No-Till, No-Dig Gardening
By Colleen Vanderllinden
Lasagna gardening is a no-dig, no-till organic gardening method that
results in rich, fluffy soil with very little work from the gardener.
The name "lasagna gardening" has nothing to do with what you'll be
growing in this garden. It refers to the method of building the garden,
which is, essentially, adding layers of organic materials that will
“cook down” over time, resulting in rich, fluffy soil that will help
your plants thrive. Also known as “sheet composting,” lasagna gardening
is great for the environment, because you're using your yard and kitchen
waste and essentially composting it in place to make a new garden.
No Digging Required
One of the best things about lasagna gardening is how easy it is. You
don't have to remove existing sod and weeds. You don't have to double
dig. In fact, you don't have to work the soil at all. The first layer of
your lasagna garden consists of either brown corrugated cardboard or
three layers of newspaper laid directly on top of the grass or weeds in
the area you've selected for your garden. Wet this layer down to keep
everything in place and start the decomposition process. The grass or
weeds will break down fairly quickly because they will be smothered by
the newspaper or cardboard, as well as by the materials you're going to
layer on top of them. This layer also provides a dark, moist area to
attract earthworms that will loosen up the soil as they tunnel through
Ingredients For A Lasagna Garden
Anything you'd put in a compost pile, you can put into a lasagna garden.

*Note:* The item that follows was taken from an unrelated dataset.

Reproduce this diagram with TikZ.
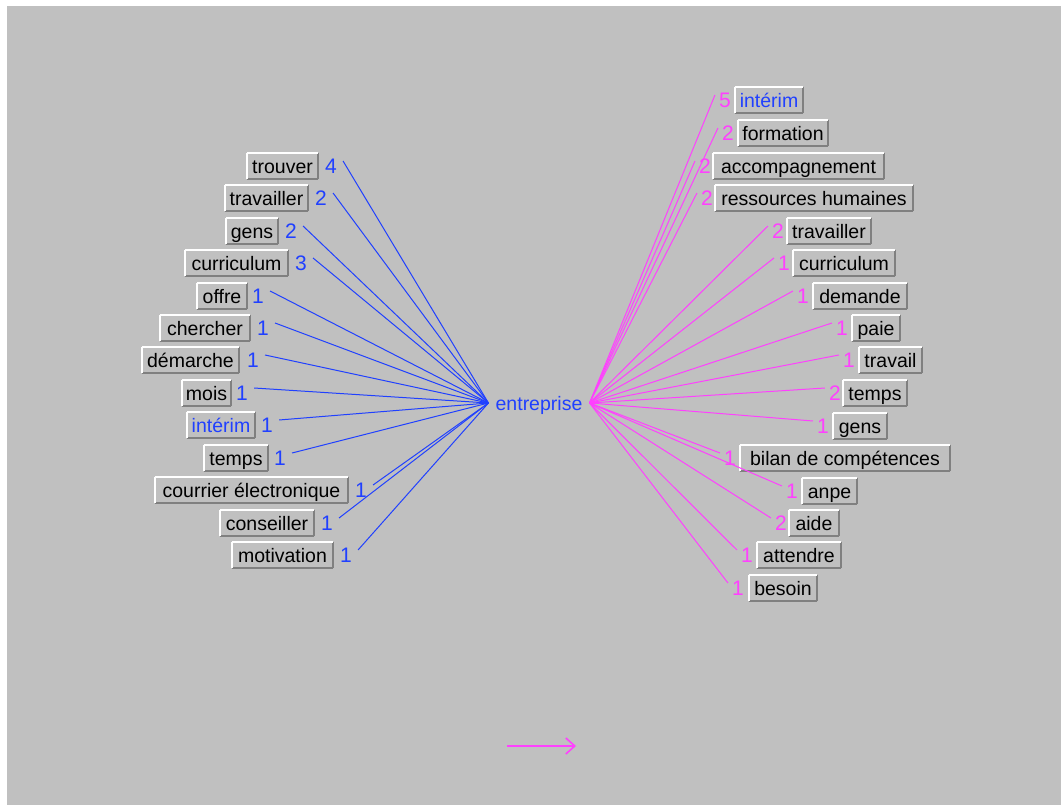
\documentclass[tikz,border=0pt]{standalone}
\usepackage{fontspec}
\setmainfont{Liberation Sans}
\newfontfamily\uifont{Liberation Sans}
\usetikzlibrary{arrows.meta}
\definecolor{bgc}{RGB}{192,192,192}
\definecolor{shadowc}{RGB}{128,128,128}
\definecolor{linkblue}{RGB}{32,64,255}
\definecolor{linkmag}{RGB}{255,64,255}
\tikzset{
  box/.style={fill=bgc, inner sep=3pt, minimum height=26pt, text height=17pt, text depth=2pt,
    font=\uifont\fontsize{19.5}{22}\selectfont,
    append after command={
      (\tikzlastnode.south east) edge[draw=shadowc, line width=2pt] (\tikzlastnode.south west)
      (\tikzlastnode.north east) edge[draw=shadowc, line width=2pt] (\tikzlastnode.south east)
      (\tikzlastnode.south west) edge[draw=white, line width=1.5pt] (\tikzlastnode.north west)
      (\tikzlastnode.north west) edge[draw=white, line width=1.5pt] (\tikzlastnode.north east)
    }},
  numl/.style={inner sep=0pt, text height=17pt, text depth=2pt, text=linkblue,
    font=\uifont\fontsize{21}{22}\selectfont},
  numr/.style={numl, text=linkmag},
  hubnode/.style={inner xsep=7pt, inner ysep=2pt, text height=17pt, text depth=2pt, text=linkblue,
    font=\uifont\fontsize{19.5}{22}\selectfont},
  bluelink/.style={draw=linkblue, line width=1pt},
  maglink/.style={draw=linkmag, line width=1pt},
}
\begin{document}
\begin{tikzpicture}[x=1pt, y=-1pt]
\useasboundingbox (0,0) rectangle (1061,805);
\fill[white] (0,0) rectangle (1061,805);
\fill[bgc] (7,6) rectangle (1061,805);

\node[hubnode] (hub) at (539,403) {entreprise};

% left side
\foreach \i/\t/\bl/\br/\nx/\y/\n/\c in {
  1/trouver/247/318/331/166/4/black,
  2/travailler/225/308/321/198/2/black,
  3/gens/226/278/291/231/2/black,
  4/curriculum/185/288/301/263/3/black,
  5/offre/197/247/258/296/1/black,
  6/chercher/160/250/263/328/1/black,
  7/démarche/142/239/253/360/1/black,
  8/mois/182/231/242/393/1/black,
  9/intérim/187/255/267/425/1/linkblue,
  10/temps/204/268/280/458/1/black,
  11/courrier électronique/155/348/361/490/1/black,
  12/conseiller/220/314/327/523/1/black,
  13/motivation/232/333/346/555/1/black}{
  \node[box, minimum width={(\br-\bl)*1pt}, text=\c] (L\i) at ({(\bl+\br)/2},\y) {\t};
  \node[numl] (nL\i) at (\nx,\y) {\n};
  \draw[bluelink] ([shift={(6,-5)}]nL\i.east) -- (hub.west);
}

% right side
\foreach \i/\t/\nx/\bl/\br/\y/\n/\c in {
  1/intérim/725/735/803/100/5/linkblue,
  2/formation/728/738/828/133/2/black,
  3/accompagnement/705/713/884/166/2/black,
  4/ressources humaines/707/715/913/198/2/black,
  5/travailler/778/787/871/231/2/black,
  6/curriculum/784/793/895/263/1/black,
  7/demande/803/813/907/296/1/black,
  8/paie/842/852/900/328/1/black,
  9/travail/849/859/922/360/1/black,
  10/temps/835/843/907/393/2/black,
  11/gens/823/833/887/426/1/black,
  12/bilan de compétences/730/740/950/458/1/black,
  13/anpe/792/802/857/491/1/black,
  14/aide/781/789/839/523/2/black,
  15/attendre/747/757/841/555/1/black,
  16/besoin/738/749/817/588/1/black}{
  \node[box, minimum width={(\br-\bl)*1pt}, text=\c] (R\i) at ({(\bl+\br)/2},\y) {\t};
  \node[numr] (nR\i) at (\nx,\y) {\n};
  \draw[maglink] (hub.east) -- ([shift={(-4,-5)}]nR\i.west);
}

% arrow at the bottom
\coordinate (arrA) at (507,746);
\coordinate (arrB) at (576,746);
\draw[draw=linkmag, line width=2pt, -{Straight Barb[length=9pt,width=16pt,line width=1.6pt]}] (arrA) -- (arrB);
\end{tikzpicture}
\end{document}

The materials you put into the garden will break down, providing
nutrient-rich, crumbly soil in which to plant. The following materials
are all perfect for lasagna gardens:
- Grass Clippings
- Fruit and Vegetable Scraps
- Coffee Grounds
- Tea leaves and tea bags
- Weeds (if they haven't gone to seed)
- Shredded newspaper or junk mail
- Pine needles
- Spent blooms, trimmings from the garden
- Peat moss
Just as with an edible lasagna, there is some importance to the methods
you use to build your lasagna garden. You'll want to alternate layers of
“browns” such as fall leaves, shredded newspaper, peat, and pine needles
with layers of “greens” such as vegetable scraps, garden trimmings, and
grass clippings. In general, you want your "brown” layers to be about
twice as deep as your “green” layers, but there's no need to get finicky
about this. Just layer browns and greens, and a lasagna garden will
result. What you want at the end of your layering process is a two-foot
tall layered bed. You'll be amazed at how much this will shrink down in
a few short weeks.
When To Make A Lasagna Garden
You can make a lasagna garden at any time of year. Fall is an optimum
time for many gardeners because of the amount of organic materials you
can get for free thanks to fallen leaves and general yard waste from
cleaning up the rest of the yard and garden. You can let the lasagna
garden sit and break down all winter. By spring, it will be ready to
plant in with a minimum of effort. Also, fall rains and winter snow will
keep the materials in your lasagna garden moist, which will help them
break down faster.
If you choose to make a lasagna garden in spring or summer, you will
need to consider adding more "soil-like" amendments to the bed, such as
peat or topsoil, so that you can plant in the garden right away. If you
make the bed in spring, layer as many greens and browns as you can, with
layers of finished compost, peat, or topsoil interspersed in them.
Finish off the entire bed with three or four inches of finished compost
or topsoil, and plant. The bed will settle some over the season as the
layers underneath decompose.
Planting and Maintaining a Lasagna Garden
When it's time to plant, just dig down into the bed as you would with
any other garden. If you used newspaper as your bottom layer, the shovel
will most likely go right through, exposing nice, loose soil underneath.
If you used cardboard, you may have to cut a hole in it at each spot
where you want to plant something.
To maintain the garden, simply add mulch to the top of the bed in the
form of straw, grass clippings, bark mulch, or chopped leaves. Once it's
established, you will care for a lasagna garden just as you would any
other: weed and water when necessary, and plant to your heart's content.
Advantages Of A Lasagna Garden
While you will be maintaining a lasagna garden the same way you would
care for any other garden, you will find that caring for a lasagna
garden is less work-intensive. You can expect:
- Few weeds, thanks to the newspaper suppressing them from below and the
mulch covering the soil from above.
- Better water retention, due to the fact that compost (which is what
you made by layering all of those materials) holds water better than
regular garden soil, especially if your native soil is sandy or
deficient in organic matter.
- Less need for fertilizer, because you planted your garden in almost
pure compost, which is very nutrient-rich.
- Soil that is easy to work: crumbly, loose, and fluffy.
Lasagna gardening is fun, easy, and allows you to make new gardens at a
much faster rate than the old double-digging method. Now your only
problem will be finding plants to fill all of those new gardens!